2. Have a Primary Purpose
The most successful family meetings have a well-defined goal, such as relaying information about a major transaction that affects the family fortune, educating younger generations about estate planning, developing a family mission statement, making investment decisions, or creating a philanthropic strategy.
For example, I’ve been involved in numerous family meetings focused on charitable giving. These meetings usually include reports to the family about past charitable giving and providing a breakdown of family donations by charity and amount so the younger family members can see the types of causes funded by the family. Often, this leads to discussions between the generations about what issues are important to the family and allows the younger family members to begin to have input about charitable giving.
Note that meeting to discuss a family business and its related affairs is not the same as a true family meeting and such meetings have different dynamics and goals.
3. Get Everyone’s Input
The best family meetings are not just one-way streets where the senior generation lectures the junior generations about topics they think they should know about. A better strategy is to seek input from family members of different generations about what they want to discuss. This fosters a sense of inclusion, makes everyone feel more engaged and excited to participate, and also can uncover worthwhile topics for discussion of which the senior generation was not aware.
When the senior members of one family I worked with asked the younger generation what they would like to discuss at their upcoming family meeting, the younger members said they wanted to talk about impact investments (those that have a social or environmental benefit as well as a financial one). Before reaching out, the senior generation had no idea that the younger ones cared about this and after learning more the senior generation enthusiastically agreed to begin a process of looking at impact investing.
4. Bring In an Outside Speaker
Bringing in an external speaker to present on an interesting topic can make a family meeting more dynamic and spark meaningful conversations. Potential speakers include:
- Current advisors such as family lawyers, accountants, insurance consultants, investment managers, and family office staff.
- Charitable consultants or executives from charities to which the family gives to explain how their gifts have benefited the organization.
- Psychologists who specialize in working with wealthy families on issues surrounding wealth.
At the family meetings I’ve facilitated, I’ve seen some great presentations on topics including how to evaluate direct investments in private companies, the opportunities and challenges of investing in trends, and how to meditate to relieve stress.
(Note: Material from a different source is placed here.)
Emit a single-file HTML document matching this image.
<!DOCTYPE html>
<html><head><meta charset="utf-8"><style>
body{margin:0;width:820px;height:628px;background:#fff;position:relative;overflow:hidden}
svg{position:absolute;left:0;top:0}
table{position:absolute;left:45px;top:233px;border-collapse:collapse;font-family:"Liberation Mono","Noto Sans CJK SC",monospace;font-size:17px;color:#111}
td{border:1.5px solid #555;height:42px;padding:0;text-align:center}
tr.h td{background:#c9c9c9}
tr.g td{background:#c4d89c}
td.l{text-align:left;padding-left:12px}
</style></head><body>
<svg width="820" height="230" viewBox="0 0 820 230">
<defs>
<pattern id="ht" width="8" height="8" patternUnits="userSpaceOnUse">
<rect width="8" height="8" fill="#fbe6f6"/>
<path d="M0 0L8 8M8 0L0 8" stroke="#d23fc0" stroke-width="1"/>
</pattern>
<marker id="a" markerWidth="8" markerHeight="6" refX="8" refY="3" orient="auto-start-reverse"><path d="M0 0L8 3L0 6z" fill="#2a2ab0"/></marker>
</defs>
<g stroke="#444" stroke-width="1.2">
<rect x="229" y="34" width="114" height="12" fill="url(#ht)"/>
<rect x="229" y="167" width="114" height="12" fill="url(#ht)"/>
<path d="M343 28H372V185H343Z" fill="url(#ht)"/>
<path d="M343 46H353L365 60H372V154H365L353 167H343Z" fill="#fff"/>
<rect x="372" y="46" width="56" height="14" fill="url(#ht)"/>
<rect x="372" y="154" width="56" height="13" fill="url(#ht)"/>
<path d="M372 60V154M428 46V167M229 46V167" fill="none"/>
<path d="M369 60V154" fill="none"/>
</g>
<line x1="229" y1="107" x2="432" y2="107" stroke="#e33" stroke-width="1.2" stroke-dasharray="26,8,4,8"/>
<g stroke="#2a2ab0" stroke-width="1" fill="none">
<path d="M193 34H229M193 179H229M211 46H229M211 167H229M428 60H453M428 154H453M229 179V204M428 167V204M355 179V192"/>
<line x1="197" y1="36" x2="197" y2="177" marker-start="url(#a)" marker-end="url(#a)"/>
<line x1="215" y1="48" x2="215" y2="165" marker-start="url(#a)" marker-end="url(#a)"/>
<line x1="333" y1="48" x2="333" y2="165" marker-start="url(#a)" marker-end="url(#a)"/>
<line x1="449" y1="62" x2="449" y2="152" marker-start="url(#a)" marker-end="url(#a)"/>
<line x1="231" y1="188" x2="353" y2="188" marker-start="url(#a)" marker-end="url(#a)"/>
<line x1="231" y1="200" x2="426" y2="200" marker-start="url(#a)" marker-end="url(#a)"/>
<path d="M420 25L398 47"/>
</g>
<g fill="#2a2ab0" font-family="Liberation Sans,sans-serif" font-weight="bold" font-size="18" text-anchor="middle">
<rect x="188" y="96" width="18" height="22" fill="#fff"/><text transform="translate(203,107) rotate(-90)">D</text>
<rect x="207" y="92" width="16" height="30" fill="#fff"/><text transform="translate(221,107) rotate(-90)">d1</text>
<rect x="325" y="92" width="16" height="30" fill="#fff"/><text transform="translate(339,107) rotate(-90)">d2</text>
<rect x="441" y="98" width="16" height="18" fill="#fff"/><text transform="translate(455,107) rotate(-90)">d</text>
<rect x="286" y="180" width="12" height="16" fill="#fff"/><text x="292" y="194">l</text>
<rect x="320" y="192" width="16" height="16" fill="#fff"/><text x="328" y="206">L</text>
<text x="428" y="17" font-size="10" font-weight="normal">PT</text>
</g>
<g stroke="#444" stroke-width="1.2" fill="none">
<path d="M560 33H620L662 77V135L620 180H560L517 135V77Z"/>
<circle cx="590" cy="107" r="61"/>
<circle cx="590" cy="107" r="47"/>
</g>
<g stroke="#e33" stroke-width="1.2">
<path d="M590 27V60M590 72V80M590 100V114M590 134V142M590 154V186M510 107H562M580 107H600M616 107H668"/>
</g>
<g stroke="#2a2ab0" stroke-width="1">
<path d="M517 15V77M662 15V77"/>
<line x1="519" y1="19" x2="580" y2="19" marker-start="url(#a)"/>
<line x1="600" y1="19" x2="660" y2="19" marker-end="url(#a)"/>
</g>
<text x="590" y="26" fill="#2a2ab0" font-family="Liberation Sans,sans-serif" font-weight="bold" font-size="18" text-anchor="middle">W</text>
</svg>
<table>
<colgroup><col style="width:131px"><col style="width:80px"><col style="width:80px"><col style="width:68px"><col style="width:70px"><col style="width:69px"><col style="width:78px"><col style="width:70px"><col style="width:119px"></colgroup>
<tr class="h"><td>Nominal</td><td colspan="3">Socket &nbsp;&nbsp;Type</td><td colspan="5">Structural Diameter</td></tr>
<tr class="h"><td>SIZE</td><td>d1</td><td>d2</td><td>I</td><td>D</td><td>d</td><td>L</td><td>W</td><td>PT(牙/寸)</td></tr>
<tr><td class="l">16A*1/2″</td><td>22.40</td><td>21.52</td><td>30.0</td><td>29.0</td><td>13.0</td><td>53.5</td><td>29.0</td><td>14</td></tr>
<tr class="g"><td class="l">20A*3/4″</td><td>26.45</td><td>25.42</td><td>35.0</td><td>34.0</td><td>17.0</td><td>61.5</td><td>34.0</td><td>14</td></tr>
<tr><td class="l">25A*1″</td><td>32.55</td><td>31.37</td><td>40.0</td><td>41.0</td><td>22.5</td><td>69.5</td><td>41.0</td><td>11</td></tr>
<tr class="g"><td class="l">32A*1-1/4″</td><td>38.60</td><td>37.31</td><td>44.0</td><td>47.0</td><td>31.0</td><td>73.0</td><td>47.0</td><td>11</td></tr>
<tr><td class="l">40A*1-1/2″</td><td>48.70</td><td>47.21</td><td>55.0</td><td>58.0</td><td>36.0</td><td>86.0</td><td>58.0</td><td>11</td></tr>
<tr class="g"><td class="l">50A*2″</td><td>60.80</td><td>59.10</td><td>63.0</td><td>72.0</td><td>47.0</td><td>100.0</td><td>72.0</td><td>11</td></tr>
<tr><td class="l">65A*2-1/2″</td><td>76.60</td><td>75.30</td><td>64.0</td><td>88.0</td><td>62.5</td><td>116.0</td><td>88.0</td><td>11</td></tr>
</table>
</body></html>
These presentations led to great family discussions.
5. Pick a Great Location
Finding a convenient time and place to host a family meeting can be difficult, especially when family members are spread out across the country. To encourage high attendance, have the meeting at a travel destination such as a ski resort or family beach house to make it feel more like a vacation. It can be hard to sit in a family meeting when the powder’s fresh or the wind is just right for kite-surfing, but if the agenda is flexible, you can make time for both.
6. Recap and Assign Follow-up
At the end of a family meeting, it’s important to summarize what you discussed, note the decisions you made, and make a list of action items. During this recap you should specify who’s responsible for each action item and establish deadlines for their completion. This will help avoid having family members leave the meeting thinking, “That was a great, but what did we accomplish?” and make them more motivated to attend the next one.
PRACTICE MAKES PERFECT
Another thing I do after facilitating a family meeting is to reach out to attendees for feedback and ideas for future meeting locations and topics. This helps keep future family meetings fresh, relevant, and enjoyable – the exact opposite of a Roy family gathering.